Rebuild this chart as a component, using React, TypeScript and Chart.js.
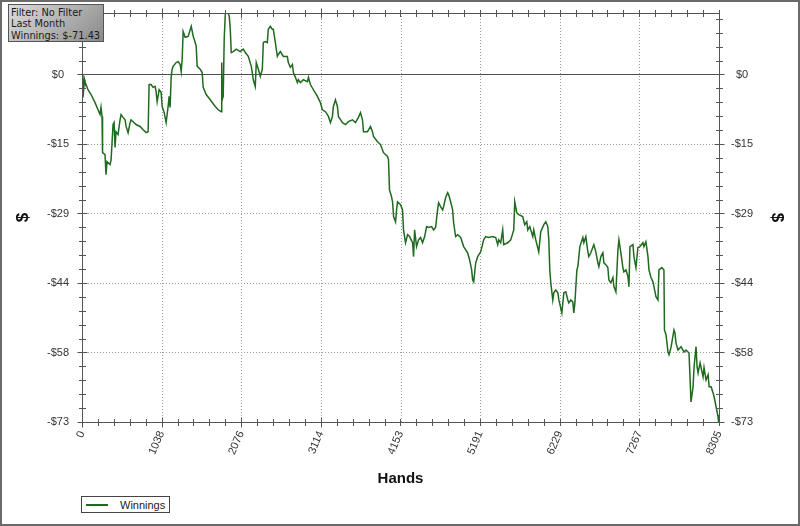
import React, { useEffect, useRef } from "react";
import { Chart, registerables } from "chart.js";

Chart.register(...registerables);

// ---- data ----
const hands = [
  0, 13, 33, 39, 78, 118, 170, 209, 235, 248, 261, 268, 300, 313, 326, 366, 379, 405, 418, 431,
  444, 470, 496, 509, 535, 562, 575, 601, 627, 640, 666, 705, 757, 797, 836, 862, 875, 901, 927, 953,
  966, 980, 1006, 1032, 1045, 1071, 1097, 1123, 1136, 1149, 1162, 1175, 1188, 1228, 1254, 1280, 1293, 1306, 1319, 1345,
  1384, 1424, 1450, 1476, 1489, 1502, 1541, 1567, 1580, 1619, 1672, 1737, 1776, 1815, 1822, 1828, 1841, 1854, 1868, 1894,
  1920, 1933, 1946, 1972, 2011, 2063, 2103, 2129, 2168, 2207, 2220, 2233, 2259, 2272, 2299, 2325, 2351, 2364, 2390, 2416,
  2429, 2455, 2481, 2494, 2521, 2547, 2560, 2586, 2625, 2677, 2690, 2716, 2743, 2756, 2782, 2808, 2821, 2847, 2886, 2939,
  2952, 2978, 3017, 3069, 3108, 3134, 3174, 3213, 3239, 3265, 3278, 3304, 3330, 3343, 3396, 3435, 3474, 3526, 3565, 3604,
  3631, 3657, 3670, 3722, 3761, 3787, 3800, 3853, 3892, 3931, 3983, 3996, 4009, 4035, 4049, 4062, 4088, 4101, 4114, 4153,
  4179, 4192, 4218, 4245, 4271, 4310, 4323, 4336, 4362, 4388, 4414, 4440, 4467, 4493, 4519, 4558, 4584, 4610, 4636, 4649,
  4675, 4702, 4715, 4741, 4767, 4780, 4806, 4832, 4845, 4871, 4898, 4937, 4976, 5028, 5054, 5080, 5093, 5107, 5133, 5159,
  5198, 5237, 5263, 5302, 5355, 5394, 5420, 5433, 5459, 5485, 5498, 5551, 5590, 5629, 5642, 5668, 5694, 5746, 5772, 5799,
  5812, 5838, 5877, 5890, 5916, 5955, 5981, 6021, 6047, 6073, 6086, 6099, 6112, 6138, 6151, 6177, 6204, 6217, 6256, 6282,
  6308, 6334, 6347, 6373, 6399, 6412, 6426, 6452, 6465, 6491, 6530, 6543, 6569, 6595, 6608, 6634, 6673, 6699, 6726, 6739,
  6765, 6791, 6804, 6830, 6856, 6869, 6896, 6922, 6935, 6961, 6987, 7000, 7026, 7052, 7065, 7092, 7118, 7131, 7144, 7183,
  7196, 7222, 7248, 7274, 7313, 7326, 7352, 7379, 7392, 7418, 7444, 7457, 7483, 7509, 7522, 7561, 7587, 7594, 7614, 7640,
  7653, 7679, 7718, 7731, 7744, 7770, 7810, 7849, 7875, 7901, 7914, 7940, 7967, 7980, 8006, 8019, 8032, 8058, 8097, 8110,
  8136, 8163, 8176, 8202, 8228, 8241, 8267, 8293, 8299, 8305,
];

const winnings = [
  0, -4.8, -1.1, -1.5, -3.2, -4.2, -5.9, -7.4, -8.4, -6.9, -8.8, -16.4, -16.8, -21.0, -18.3, -18.9, -17.9, -10.5, -10.1, -15.3,
  -12.0, -12.6, -9.5, -8.4, -9.0, -9.5, -10.9, -12.2, -10.1, -9.5, -9.9, -10.5, -10.9, -11.6, -12.2, -12.0, -2.1, -2.1, -2.7, -2.5,
  -3.6, -5.7, -3.2, -3.8, -6.7, -8.0, -10.1, -6.7, -4.6, -6.9, -0.6, 1.1, 1.7, 2.5, 2.7, 2.1, 0.6, 3.2, 9.0, 7.8,
  8.0, 10.1, 8.0, 6.7, 5.9, 1.7, 1.1, 0.4, -2.7, -4.2, -5.3, -6.7, -7.4, -7.8, 2.5, -5.3, -4.6, 7.4, 12.6, 13.4,
  12.2, 9.5, 4.6, 4.8, 5.3, 4.8, 5.3, 4.6, 3.8, 1.7, 0.4, -1.1, -2.5, 2.5, 1.1, -0.4, 1.1, 6.7, 6.9, 6.7,
  9.5, 10.1, 9.5, 9.5, 6.7, 3.8, 4.2, 4.8, 3.8, 3.8, 2.5, 1.5, 2.1, 0.4, -0.6, -1.7, -1.1, -1.7, -1.1, -1.5,
  -0.6, -2.1, -3.2, -4.6, -5.9, -7.4, -7.8, -8.8, -10.1, -8.8, -6.7, -5.3, -6.7, -8.8, -10.1, -10.5, -9.9, -9.5, -10.1, -9.0,
  -8.0, -9.5, -12.0, -12.0, -10.9, -12.0, -13.0, -14.1, -14.7, -16.4, -17.2, -17.9, -24.2, -25.6, -26.7, -29.8, -30.9, -28.4, -26.7, -27.3,
  -28.4, -32.6, -35.3, -33.6, -34.0, -35.3, -38.2, -32.6, -36.1, -34.7, -34.2, -35.3, -34.0, -31.9, -32.1, -31.9, -32.6, -32.1, -28.4, -26.9,
  -27.7, -28.4, -27.7, -25.8, -24.8, -25.2, -26.7, -28.4, -31.1, -34.0, -33.6, -34.2, -36.1, -37.4, -38.9, -41.0, -43.1, -43.5, -39.5, -38.2,
  -37.2, -34.7, -34.0, -34.2, -34.0, -34.2, -35.7, -34.7, -35.3, -32.6, -35.7, -35.3, -34.7, -32.6, -26.7, -29.0, -29.4, -29.8, -31.5, -30.9,
  -32.6, -31.9, -34.0, -32.6, -34.7, -37.2, -33.0, -31.5, -30.9, -31.9, -34.7, -41.0, -43.7, -47.3, -45.8, -45.2, -45.8, -47.3, -50.0, -45.8,
  -45.6, -47.3, -47.9, -47.3, -47.7, -50.0, -47.9, -41.0, -40.3, -36.1, -34.2, -35.3, -34.0, -37.2, -38.2, -37.4, -35.7, -37.2, -39.5, -40.3,
  -38.2, -37.4, -39.5, -39.9, -40.5, -43.1, -43.7, -42.6, -44.5, -45.6, -36.8, -34.7, -37.4, -40.5, -41.4, -41.0, -42.4, -44.5, -36.1, -35.7,
  -38.2, -40.5, -36.3, -36.1, -35.3, -36.1, -35.1, -38.2, -41.0, -42.6, -43.5, -44.5, -46.6, -47.3, -41.0, -40.5, -41.0, -53.6, -54.6, -58.2,
  -58.8, -57.3, -53.6, -54.2, -56.3, -57.8, -57.1, -58.2, -57.8, -58.2, -58.4, -68.7, -65.5, -61.3, -57.1, -61.3, -62.6, -60.5, -63.4, -61.5,
  -64.1, -63.0, -65.5, -65.5, -66.8, -67.6, -69.7, -71.8, -72.9, -71.43,
];

const xTickValues = [0, 1038, 2076, 3114, 4153, 5191, 6229, 7267, 8305];
const xTickLabels = ["0", "1038", "2076", "3114", "4153", "5191", "6229", "7267", "8305"];
const yTickValues = [0, -14.58, -29.16, -43.74, -58.32, -72.9];
const yTickLabels = ["$0", "-$15", "-$29", "-$44", "-$58", "-$73"];
const yMin = -72.9;
const yMax = 12.9;
const xMin = 0;
const xMax = 8305;
const minorDivisions = 5;

const seriesLabel = "Winnings";
const infoLines = ["Filter: No Filter", "Last Month", "Winnings: $-71.43"];

const LINE_COLOR = "#1f6a1f";
const FONT = "'Liberation Sans', Arial, sans-serif";

function minorValues(majors: number[], lo: number, hi: number) {
  const step = Math.abs(majors[1] - majors[0]) / minorDivisions;
  const base = majors[0];
  const out: number[] = [];
  const kLo = Math.ceil((lo - base) / step - 1e-6);
  const kHi = Math.floor((hi - base) / step + 1e-6);
  for (let k = kLo; k <= kHi; k++) out.push(base + k * step);
  return out;
}

const framePlugin = {
  id: "frameTicks",
  beforeDatasetsDraw(chart: any) {
    const { ctx, chartArea: a, scales } = chart;
    const xs = scales.x;
    const ys = scales.y;
    ctx.save();
    ctx.lineWidth = 1;
    ctx.strokeStyle = "#9c9c9c";
    ctx.setLineDash([1, 2]);
    xTickValues.forEach((v) => {
      const px = Math.round(xs.getPixelForValue(v)) + 0.5;
      ctx.beginPath();
      ctx.moveTo(px, a.top);
      ctx.lineTo(px, a.bottom);
      ctx.stroke();
    });
    yTickValues.forEach((v) => {
      if (v === 0) return;
      const py = Math.round(ys.getPixelForValue(v)) + 0.5;
      ctx.beginPath();
      ctx.moveTo(a.left, py);
      ctx.lineTo(a.right, py);
      ctx.stroke();
    });
    ctx.setLineDash([]);
    ctx.strokeStyle = "#505050";
    const zy = Math.round(ys.getPixelForValue(0)) + 0.5;
    ctx.beginPath();
    ctx.moveTo(a.left, zy);
    ctx.lineTo(a.right, zy);
    ctx.stroke();
    ctx.restore();
  },
  afterDatasetsDraw(chart: any) {
    const { ctx, chartArea: a, scales } = chart;
    const xs = scales.x;
    const ys = scales.y;
    ctx.save();
    ctx.lineWidth = 1;
    ctx.strokeStyle = "#555555";
    const L = Math.round(a.left) + 0.5;
    const R = Math.round(a.right) + 0.5;
    const T = Math.round(a.top) + 0.5;
    const B = Math.round(a.bottom) + 0.5;
    ctx.strokeRect(L, T, R - L, B - T);
    const seg = (x1: number, y1: number, x2: number, y2: number) => {
      ctx.beginPath();
      ctx.moveTo(x1, y1);
      ctx.lineTo(x2, y2);
      ctx.stroke();
    };
    const xMinor = minorValues(xTickValues, xMin, xMax);
    xMinor.forEach((v) => {
      const major = xTickValues.some((m) => Math.abs(m - v) < 1);
      const len = major ? 5 : 3.5;
      const px = Math.round(xs.getPixelForValue(v)) + 0.5;
      seg(px, B - len, px, B + len);
      seg(px, T - len, px, T + len);
    });
    const yMinor = minorValues(yTickValues, yMin, yMax);
    yMinor.forEach((v) => {
      const major = yTickValues.some((m) => Math.abs(m - v) < 0.01);
      const len = major ? 5 : 3.5;
      const py = Math.round(ys.getPixelForValue(v)) + 0.5;
      seg(L - len, py, L + len, py);
      seg(R - len, py, R + len, py);
    });
    ctx.restore();
  },
};

export default function App() {
  const canvasRef = useRef<HTMLCanvasElement | null>(null);

  useEffect(() => {
    document.body.style.margin = "0";
    const canvas = canvasRef.current;
    if (!canvas) return;
    const points = hands.map((h, i) => ({ x: h, y: winnings[i] }));
    const yCommon = (position: "left" | "right", pad: number, width: number) => ({
      type: "linear" as const,
      position,
      min: yMin,
      max: yMax,
      afterBuildTicks: (scale: any) => {
        scale.ticks = yTickValues.map((v) => ({ value: v }));
      },
      afterFit: (scale: any) => {
        scale.width = width;
        scale.paddingTop = 0;
        scale.paddingBottom = 0;
      },
      grid: { display: false, drawTicks: false },
      border: { display: false },
      ticks: {
        crossAlign: "center" as const,
        padding: pad,
        color: "#333333",
        font: { family: FONT, size: 11 },
        callback: (_v: any, i: number) => yTickLabels[i],
      },
      title: {
        display: true,
        text: "$",
        color: "#111111",
        font: { family: FONT, size: 17, weight: "bold" as const },
        padding: { top: 13, bottom: 0 },
      },
    });

    const chart = new Chart(canvas, {
      type: "line",
      data: {
        datasets: [
          {
            label: seriesLabel,
            data: points,
            borderColor: LINE_COLOR,
            backgroundColor: LINE_COLOR,
            borderWidth: 1.5,
            pointRadius: 0,
            tension: 0,
            fill: false,
          },
        ],
      },
      options: {
        animation: false,
        responsive: false,
        parsing: false as any,
        layout: { padding: { top: 13, bottom: 36, left: 0, right: 0 } },
        plugins: {
          legend: { display: false },
          tooltip: { enabled: false },
        },
        scales: {
          x: {
            type: "linear",
            position: "bottom",
            min: xMin,
            max: xMax,
            afterBuildTicks: (scale: any) => {
              scale.ticks = xTickValues.map((v) => ({ value: v }));
            },
            afterFit: (scale: any) => {
              scale.height = 68;
              scale.paddingLeft = 0;
              scale.paddingRight = 0;
            },
            grid: { display: false, drawTicks: false },
            border: { display: false },
            ticks: {
              minRotation: 67,
              maxRotation: 67,
              autoSkip: false,
              padding: 7,
              color: "#333333",
              font: { family: FONT, size: 11 },
              callback: (_v: any, i: number) => xTickLabels[i],
            },
            title: {
              display: true,
              text: "Hands",
              color: "#111111",
              font: { family: FONT, size: 15, weight: "bold" },
              padding: { top: 0, bottom: 2 },
            },
          },
          y: yCommon("left", 13, 82),
          y2: yCommon("right", 12, 81),
        },
      },
      plugins: [framePlugin],
    });
    return () => chart.destroy();
  }, []);

  return (
    <div style={{ position: "relative", width: 800, height: 526, background: "#ffffff", overflow: "hidden" }}>
      <canvas ref={canvasRef} width={800} height={526} style={{ display: "block", width: 800, height: 526 }} />
      <div
        style={{
          position: "absolute",
          left: 8,
          top: 4,
          width: 96,
          height: 38,
          boxSizing: "border-box",
          border: "1px solid #555",
          background: "linear-gradient(135deg, #dcdcdc 0%, #b0b0b0 55%, #8a8a8a 100%)",
          fontFamily: "'DejaVu Sans', Verdana, sans-serif",
          fontSize: 9.8,
          lineHeight: "11.4px",
          color: "#1a1a1a",
          padding: "2px 0 0 2px",
          whiteSpace: "nowrap",
        }}
      >
        {infoLines.map((t) => (
          <div key={t}>{t}</div>
        ))}
      </div>
      <div
        style={{
          position: "absolute",
          left: 81,
          top: 496,
          width: 89,
          height: 17,
          boxSizing: "border-box",
          border: "1px solid #444",
          background: "#fff",
          fontFamily: FONT,
          fontSize: 11,
          color: "#222",
          display: "flex",
          alignItems: "center",
        }}
      >
        <span style={{ display: "inline-block", width: 22, height: 2, background: LINE_COLOR, marginLeft: 4, marginRight: 12 }} />
        <span>{seriesLabel}</span>
      </div>
      <div
        style={{
          position: "absolute",
          left: 0,
          top: 0,
          width: 800,
          height: 526,
          boxSizing: "border-box",
          border: "2px solid #6a6a6a",
          pointerEvents: "none",
        }}
      />
    </div>
  );
}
^^^^
Set exercise :: Pull out all lines from the listing that contain the string "React".

Answer to this exercise ::
Rebuild this chart as a component, using React, TypeScript and Chart.js.
import React, { useEffect, useRef } from "react";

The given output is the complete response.